Bitcoin’s introduction marked the beginning of the digital currency era, where trading could occur without a central governing body.
Bitcoin was a forerunner to a broader movement in digital currencies, which has since expanded into various blockchain-based tokens. These digital tokens can be categorized into three main types:
- Security Tokens: These tokens represent ownership in an underlying asset or company, often similar to stocks.
- Utility Tokens: These tokens give users access to a product or service within a particular platform.
- Non-Fungible Tokens (NFTs): NFTs are unique, one-of-a-kind digital assets representing ownership of a specific item or content, such as art, music, or even sports memorabilia. The rise of NFTs has opened up new possibilities for trading, as nearly anything can be tokenized and sold.
NFTs, in particular, have gained significant attention and popularity, allowing collectors and enthusiasts to trade digital art, collectibles, and other unique items in a way that was never possible. However, this innovation also comes with challenges, such as concerns over-regulation and the potential for market manipulation.

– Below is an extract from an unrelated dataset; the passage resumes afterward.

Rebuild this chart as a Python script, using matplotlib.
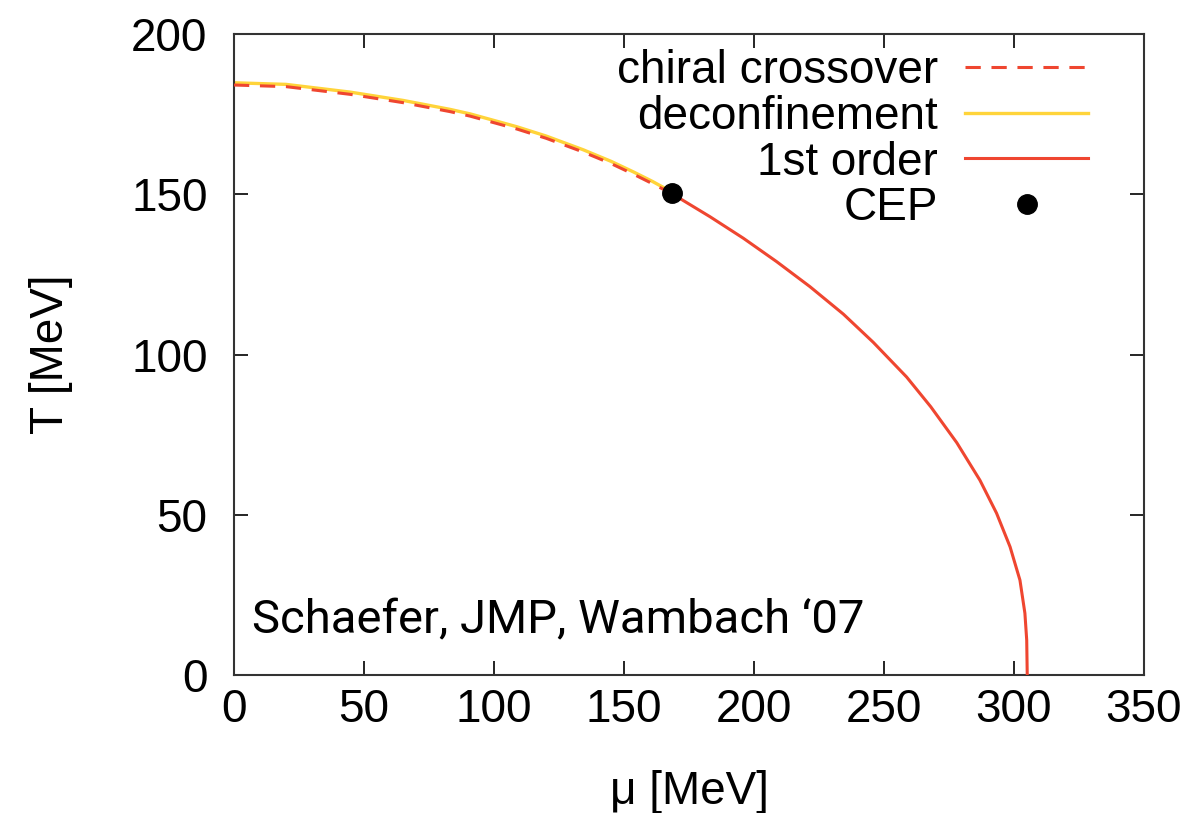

Increased Scrutiny and Regulation in the Digital Trading World
With the growing excitement around digital tokens and blockchain technology, there has also been increased scrutiny from regulatory bodies.
In August 2021, the U.K. Securities and Exchange Commission (SEC) charged a decentralized finance lender and its executives for selling unregistered digital tokens. The company had raised over $30 million by selling tokens through smart contracts but failed to disclose critical operational issues and misled investors. This case highlights the growing need for regulations to ensure transparency and security in digital trading.
As digital currencies and tokens evolve, we expect increased government investigations and regulations to address potential risks, including fraud, market manipulation, and volatility.
The Future of Trading: From Bartering to Blockchain
Barter, coins, paper money, or digital tokens have always been a vital part of the history of trading and human civilization. As technology advances, the methods and platforms for trading continue to evolve, creating new opportunities and challenges. The introduction of digital currencies like Bitcoin and the rise of NFTs are just the beginning of a new era of financial trading.
As society moves further into the digital age, the concepts of money, value, and trust will continue to evolve. Blockchain technology and tokenization are poised to revolutionize industries ranging from finance to entertainment, creating endless possibilities for future trade. Regardless of its form, trading will remain a central activity for humanity as we adapt to the changing economic landscape.